The building long was part of the Tregwynt estate.[2] It was originally a corn mill, and was converted to a woollen mill later in the 19th century.[3]
On 1841 Tithe Map it was called Dyffryn Bach, owned by G. J. Harries and occupied by David Evans.[1]
The local farmers would sell their fleeces to the mill, which would wash, card, comb and spin the wool into yarn and then weave it into blankets.[4]
The present owner's grandfather bought the mill for £760 in May 1912 and operated it with his son. During the Second World War the mill devoted most of its capacity to making knitting wool, which was not rationed.[4] Then in the 1950s the owners opened a shop at the mill for tourists, opened shops in St Davids and Fishguard, and started to develop Melin Tregwynt as a brand.[4]

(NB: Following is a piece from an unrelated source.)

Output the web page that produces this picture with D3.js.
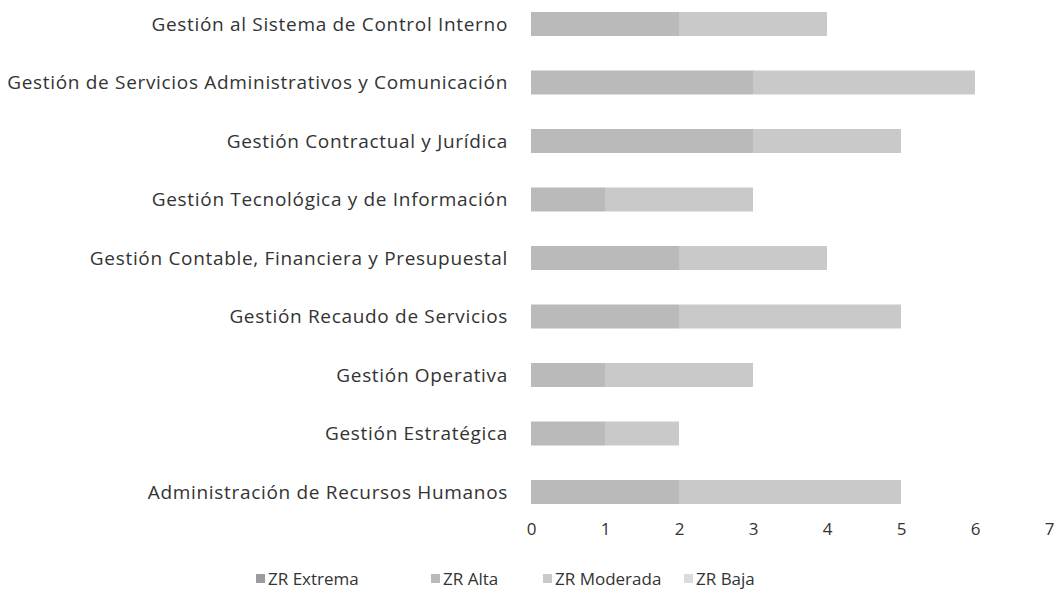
<!DOCTYPE html>
<html>
<head>
<meta charset="utf-8">
<script src="https://cdn.jsdelivr.net/npm/d3@7"></script>
<style>
  body { margin: 0; background: #fff; }
  text { font-family: "Open Sans", sans-serif; fill: #333; }
</style>
</head>
<body>
<svg width="1057" height="613"></svg>
<script>
// categorias de arriba hacia abajo
var categorias = [
  "Gestión al Sistema de Control Interno",
  "Gestión de Servicios Administrativos y Comunicación",
  "Gestión Contractual y Jurídica",
  "Gestión Tecnológica y de Información",
  "Gestión Contable, Financiera y Presupuestal",
  "Gestión Recaudo de Servicios",
  "Gestión Operativa",
  "Gestión Estratégica",
  "Administración de Recursos Humanos"
]
var series = ["ZR Extrema", "ZR Alta", "ZR Moderada", "ZR Baja"]
var zrExtrema  = [0, 0, 0, 0, 0, 0, 0, 0, 0]
var zrAlta     = [2, 3, 3, 1, 2, 2, 1, 1, 2]
var zrModerada = [2, 3, 2, 2, 2, 3, 2, 1, 3]
var zrBaja     = [0, 0, 0, 0, 0, 0, 0, 0, 0]
var ticks = [0, 1, 2, 3, 4, 5, 6, 7]

var colores = ["#9c9c9c", "#bababa", "#c9c9c9", "#dcdcdc"]

// tabla para el stack
var tabla = categorias.map(function(c, i){
  return { cat: c, "ZR Extrema": zrExtrema[i], "ZR Alta": zrAlta[i],
           "ZR Moderada": zrModerada[i], "ZR Baja": zrBaja[i] }
})

var svg = d3.select('svg')

var x = d3.scaleLinear().domain([0, 7]).range([531, 1049])
// centro de cada barra
var y = d3.scalePoint().domain(categorias).range([24, 492])
var alto = 24

var capas = d3.stack().keys(series)(tabla)

// barras apiladas
svg.selectAll('g.capa')
  .data(capas)
  .enter()
  .append('g')
  .attr('class', 'capa')
  .attr('fill', function(d, i){ return colores[i] })
  .selectAll('rect')
  .data(function(d){ return d })
  .enter()
  .append('rect')
  .attr('x', function(d){ return x(d[0]) })
  .attr('y', function(d){ return y(d.data.cat) - alto / 2 })
  .attr('width', function(d){ return x(d[1]) - x(d[0]) })
  .attr('height', alto)

// etiquetas de categoria
svg.selectAll('text.cat')
  .data(categorias)
  .enter()
  .append('text')
  .attr('class', 'cat')
  .attr('x', 508)
  .attr('y', function(d){ return y(d) })
  .attr('dy', '0.35em')
  .attr('text-anchor', 'end')
  .style('font-size', '19px')
  .style('letter-spacing', '0.68px')
  .text(function(d){ return d })

// eje x sin linea
var eje = svg.append('g')
  .attr('transform', 'translate(0,519)')
  .call(d3.axisBottom(x).tickValues(ticks).tickFormat(d3.format('d')).tickSize(0).tickPadding(4))
eje.select('.domain').remove()
eje.selectAll('text')
  .style('font-size', '17px')
  .style('font-family', '"Open Sans", sans-serif')
  .attr('fill', '#333')

// leyenda
var posLeyenda = [256, 431, 543, 684]
var ley = svg.selectAll('g.ley')
  .data(series)
  .enter()
  .append('g')
  .attr('class', 'ley')
  .attr('transform', function(d, i){ return 'translate(' + posLeyenda[i] + ',579)' })

ley.append('rect')
  .attr('x', 0)
  .attr('y', -5)
  .attr('width', 9)
  .attr('height', 9)
  .attr('fill', function(d, i){ return colores[i] })

ley.append('text')
  .attr('x', 12)
  .attr('y', 0)
  .attr('dy', '0.35em')
  .style('font-size', '17px')
  .text(function(d){ return d })
</script>
</body>
</html>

The business continued to thrive in the 1960s and 1970s and survived the recession in the 1980s that forced many Welsh mills to close. When the founder's grandson entered the business, he started to develop foreign markets.
Construction
The building is of hipped and whitewashed rubble stone, and has the date of 'July 1819' on a roof truss.[1]
The mill was powered by water from the local stream,[2], but in an unusual design feature, the water wheel is inside the building. [3]
The water wheel is a large, iron overshot wheel which probably dates to the later part of the 19th century.[1] The water wheel drove hammers that beat the woven cloth to clean and soften it.[2] Later the wheel drove leather belts that powered the carding engines and looms.
This equipment has been preserved in the old section of the mill.[2]
Recent years
As of 1997 the mill was weaving two miles of cloth each month.[5]
Melin Tregwynt now outsources some processes, including carding and spinning.[4] The mill's water wheel still functions, but is no longer used to power the machinery.[6]
The 2008 Guinness Book of Records noted that the mill had woven the world's largest picnic blanket, for Waitrose. In 2012 the mill celebrated 100 years as a family business, now weaving for a global market.[4]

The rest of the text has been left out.